Re^2: How does 'goto LABEL' search for its label? (do-blocks)
by LanX (Saint) on Jan 17, 2013 at 18:50 UTC
    > As for there being a new warning for if(1){X:...} goto X:, I lack the details for why this got deprecated.

    It's analogous to if(0) the constant block is optimized to a do-block¹ ...

    > perl -MO=Deparse -E'if (1) { label: say 1;}; goto label' BEGIN { $^H{'feature_say'} = q(1); $^H{'feature_state'} = q(1); $^H{'feature_switch'} = q(1); } do { label: say 1 }; goto label;

    ... which seems to fall into the same category like other loop-like-blocks:

    ATM I have only 5.10 available. Could someone please test this with >= 5.12?

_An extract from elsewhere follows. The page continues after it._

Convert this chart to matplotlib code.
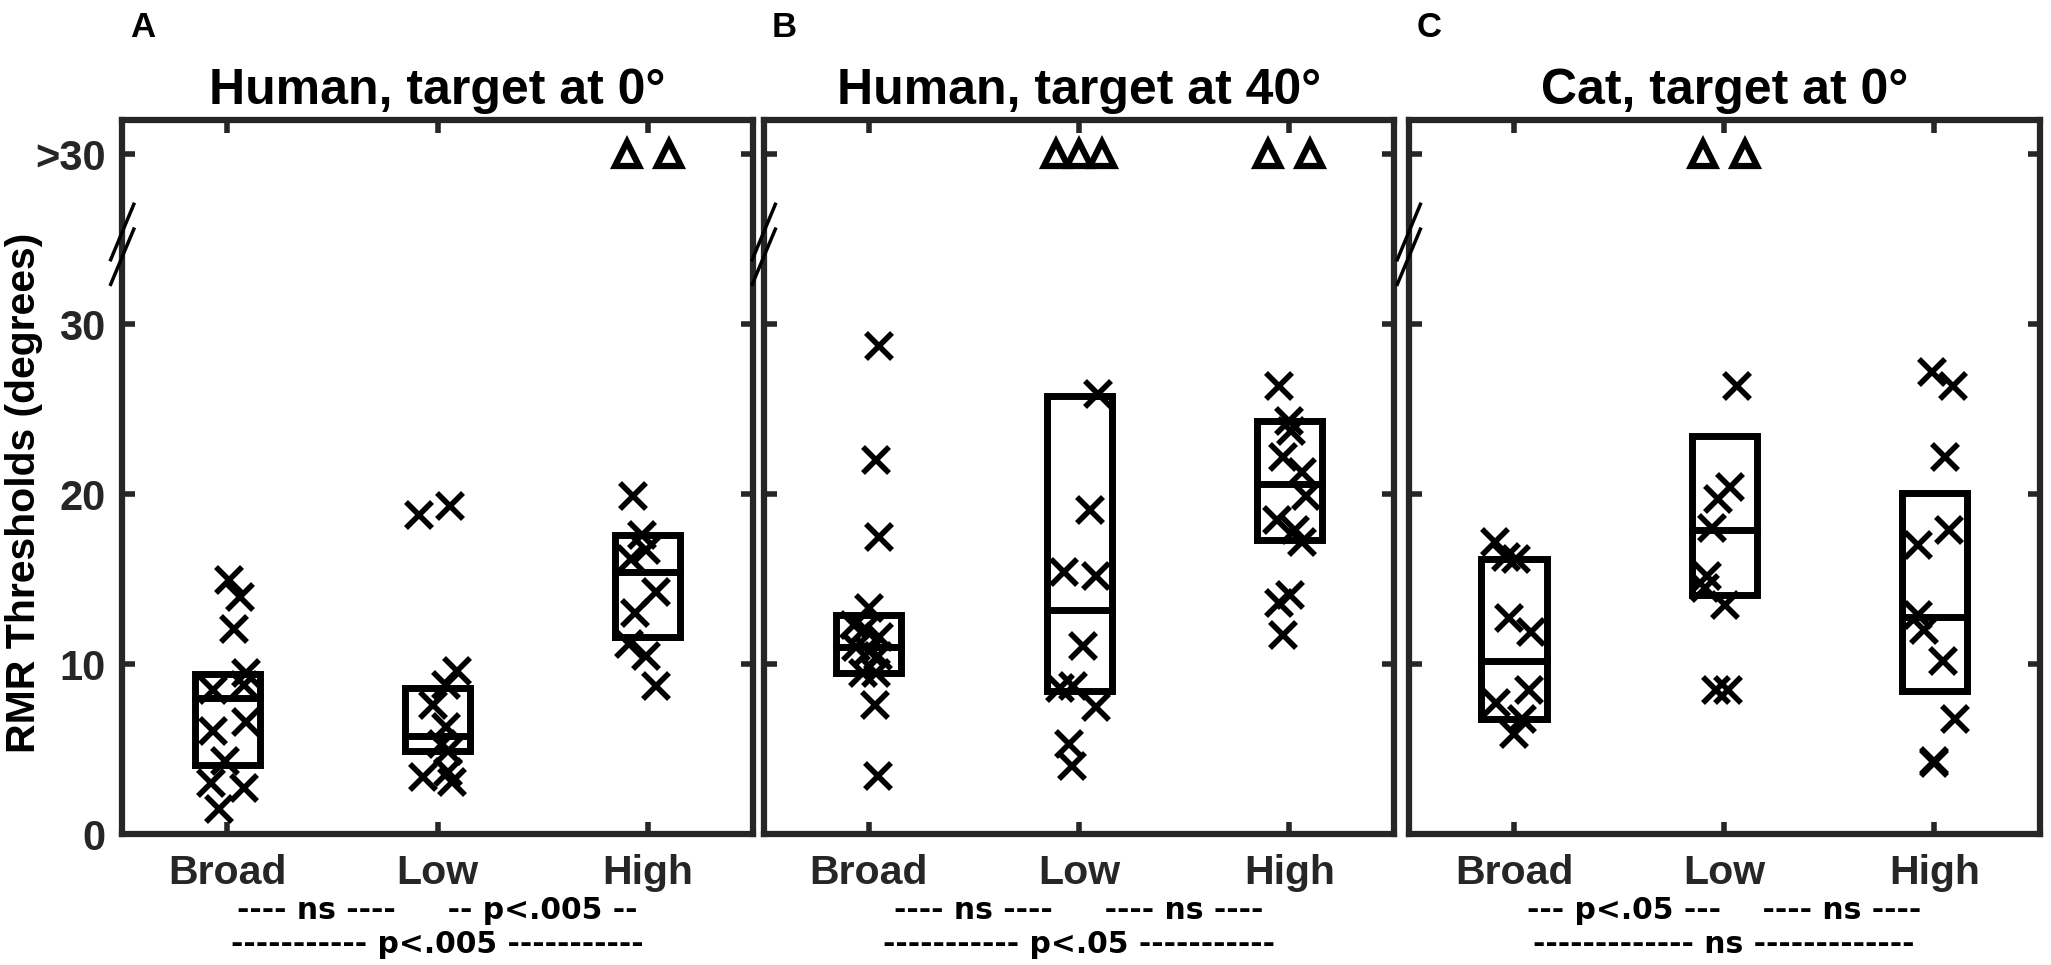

    perl -wE'do { label: say 1;}; goto label'

    EDIT: removed exit

    Update

    here test code w/o endless looping.

    perl -wE'my $x=0;do { label: say $x++; die if $x>1}; goto label' 0 1 Died at -e line 1.

    Update

    Thanks to davido for testing

    [davido]: LanX: perl -E 'goto IN; do{ IN: say "Hello world\n";};' does + produce the warning on 5.16.2.

    Cheers Rolf

    ¹) which is somehow strange, I expected a simple bare block.